**** Information supplied ****
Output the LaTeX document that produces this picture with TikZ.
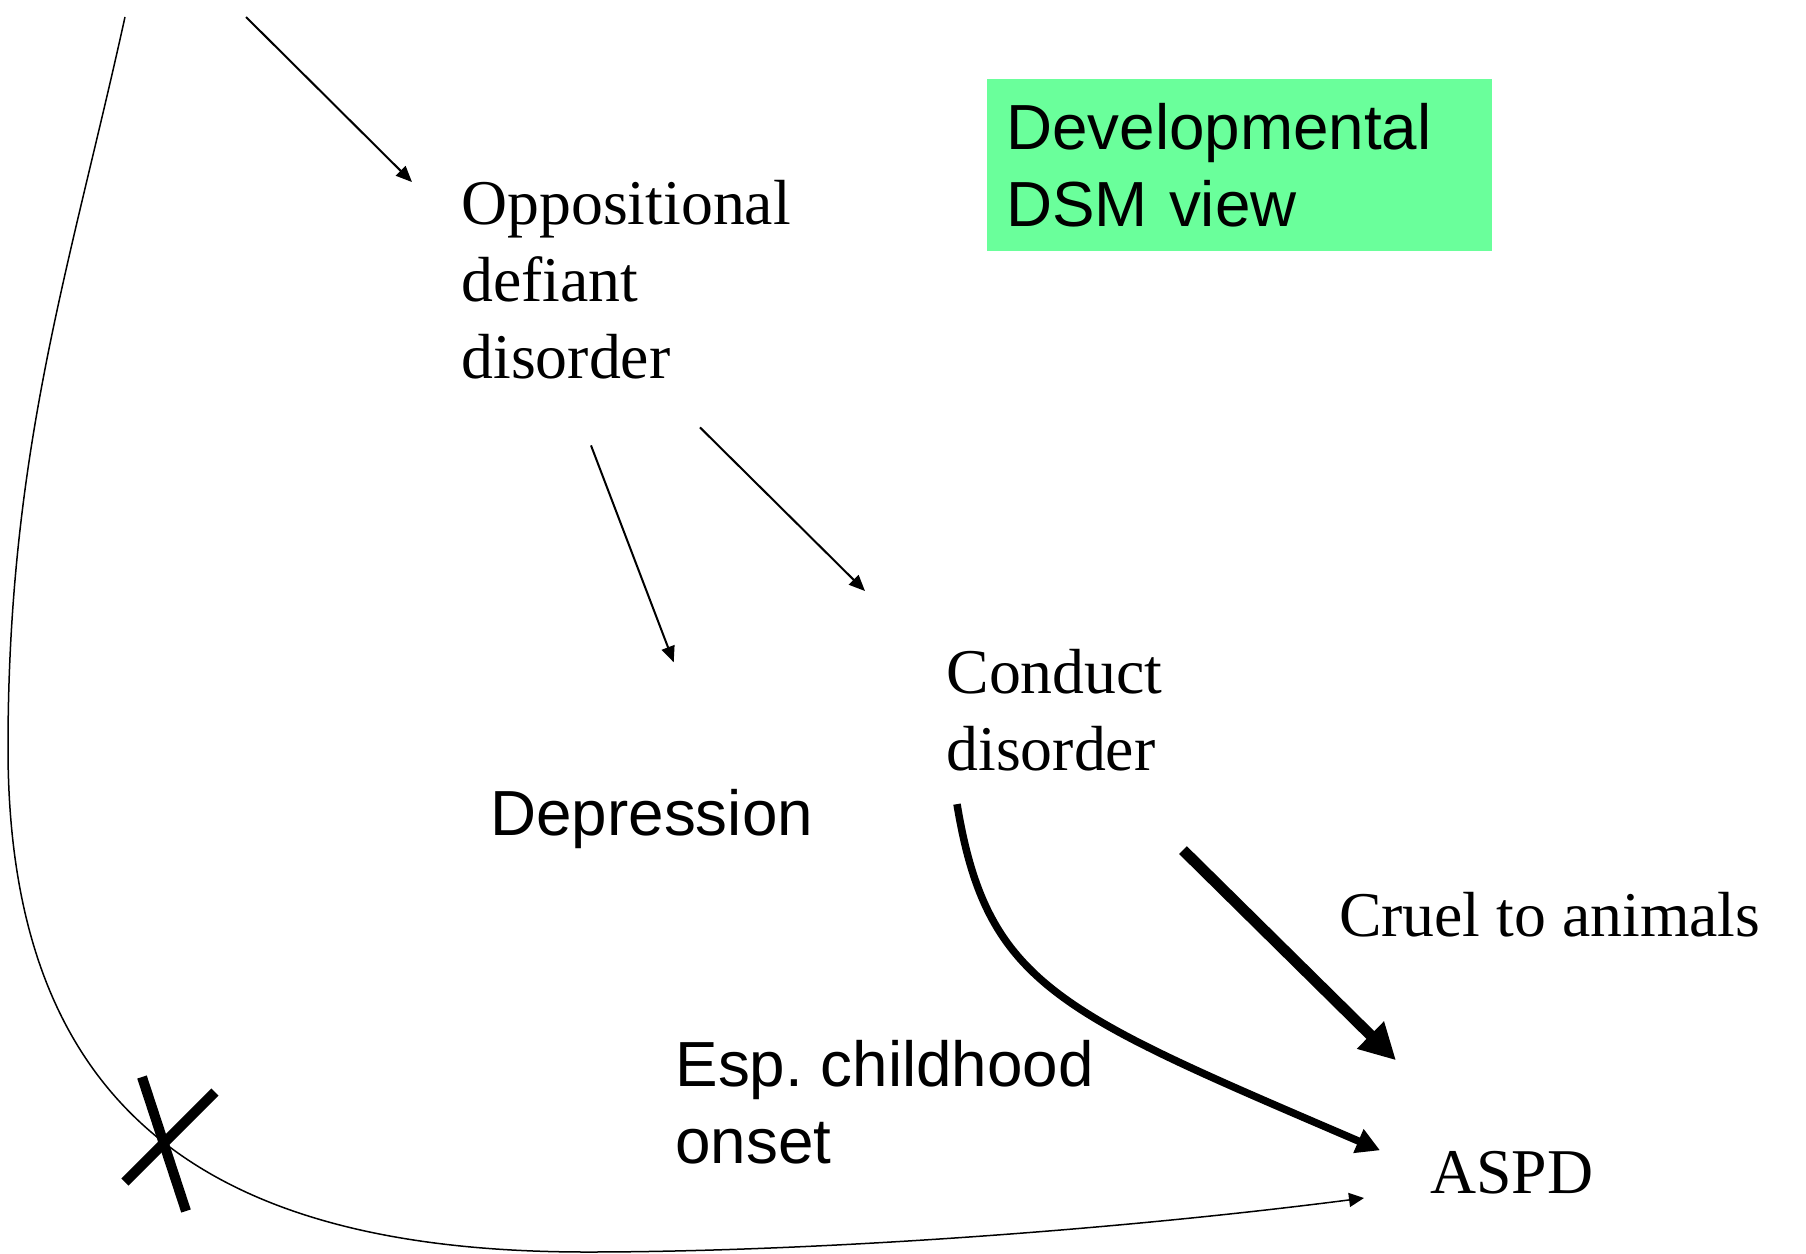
\documentclass[tikz,border=0pt]{standalone}
\usepackage{fontspec}
\setmainfont{Liberation Serif}
\setsansfont{Liberation Sans}
\usetikzlibrary{arrows.meta}
\definecolor{dsmgreen}{RGB}{106,255,155}
\tikzset{lbl/.style={inner sep=0pt, anchor=base west, align=left, font=\fontsize{25.5}{30.7}\selectfont}}
\tikzset{slbl/.style={lbl, font=\fontsize{25.5}{30.7}\selectfont\sffamily}}
\tikzset{arr/.style={line width=0.8pt, -{Triangle[length=6.4pt, width=5.4pt]}}}
\tikzset{midarr/.style={line width=3pt, -{Triangle[length=9.4pt, width=9.8pt]}}}
\tikzset{bigarr/.style={line width=4.4pt, -{Triangle[length=14.4pt, width=14.4pt]}}}
\tikzset{cross/.style={line width=4pt}}
\tikzset{dsmbox/.style={
   anchor=north west, fill=dsmgreen, align=left,
   font=\fontsize{25.5}{30.7}\selectfont\sffamily,
   text width=186.6pt, inner xsep=7.6pt, inner ysep=0pt,
   minimum height=69pt
}}

\begin{document}
\begin{tikzpicture}[x=0.4pt, y=-0.4pt]
  \useasboundingbox (0,0) rectangle (1806,1253);

  \node[dsmbox] (dsm) at (986.7,78.3) {Developmental\\DSM view};

  % multi-line labels sit on their last baseline
  \node[lbl] (odd) at (461,378.3) {Oppositional\\defiant\\disorder};
  \node[slbl] (dep) at (490,835) {Depression};
  \node[lbl] (cd) at (946,770) {Conduct\\disorder};
  \node[lbl] (cruel) at (1338.5,936) {Cruel to animals};
  \node[slbl] (esp) at (675,1163.3) {Esp.\ childhood\\onset};
  \node[lbl] (aspd) at (1430,1193) {ASPD};

  \coordinate (topL) at (125,17);
  \coordinate (topR) at (246,17);

  \draw[arr] (topR) -- ([shift={(-49,2)}]odd.north west);
  \draw[arr] ([shift={(130,66)}]odd.south west) -- ([shift={(22,-126)}]dep.north);
  \draw[arr] ([shift={(239,48)}]odd.south west) -- ([shift={(-81,-57.5)}]cd.north west);

  \draw[midarr] ([shift={(11,33)}]cd.south west)
     .. controls +(30,182) and +(-321,-138) .. ([shift={(-50,0)}]aspd.north west);
  \draw[bigarr] ([shift={(237,79)}]cd.south west) -- ([shift={(-34,-90)}]aspd.north west);

  \draw[line width=0.6pt, -{Triangle[length=6pt, width=5.6pt]}] (topL)
     .. controls (70,267) and (8,450) .. (8,748)
     .. controls (8,1118) and (218,1252) .. (587,1252)
     .. controls (800,1252) and (1100,1232) .. ([shift={(-66,5)}]aspd.base west);

  % the X on the curve
  \draw[cross] (142,1077) -- (186,1211);
  \draw[cross] (215,1092) -- (125,1182);

\end{tikzpicture}
\end{document}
****
**Exercise task:**
Copy nothing but the lines from the top of the material through the line holding "(dsm) at (986.7,78.3)", exactly as written; omit pictures.

**Task answer:**
Output the LaTeX document that produces this picture with TikZ.
\documentclass[tikz,border=0pt]{standalone}
\usepackage{fontspec}
\setmainfont{Liberation Serif}
\setsansfont{Liberation Sans}
\usetikzlibrary{arrows.meta}
\definecolor{dsmgreen}{RGB}{106,255,155}
\tikzset{lbl/.style={inner sep=0pt, anchor=base west, align=left, font=\fontsize{25.5}{30.7}\selectfont}}
\tikzset{slbl/.style={lbl, font=\fontsize{25.5}{30.7}\selectfont\sffamily}}
\tikzset{arr/.style={line width=0.8pt, -{Triangle[length=6.4pt, width=5.4pt]}}}
\tikzset{midarr/.style={line width=3pt, -{Triangle[length=9.4pt, width=9.8pt]}}}
\tikzset{bigarr/.style={line width=4.4pt, -{Triangle[length=14.4pt, width=14.4pt]}}}
\tikzset{cross/.style={line width=4pt}}
\tikzset{dsmbox/.style={
   anchor=north west, fill=dsmgreen, align=left,
   font=\fontsize{25.5}{30.7}\selectfont\sffamily,
   text width=186.6pt, inner xsep=7.6pt, inner ysep=0pt,
   minimum height=69pt
}}

\begin{document}
\begin{tikzpicture}[x=0.4pt, y=-0.4pt]
  \useasboundingbox (0,0) rectangle (1806,1253);

  \node[dsmbox] (dsm) at (986.7,78.3) {Developmental\\DSM view};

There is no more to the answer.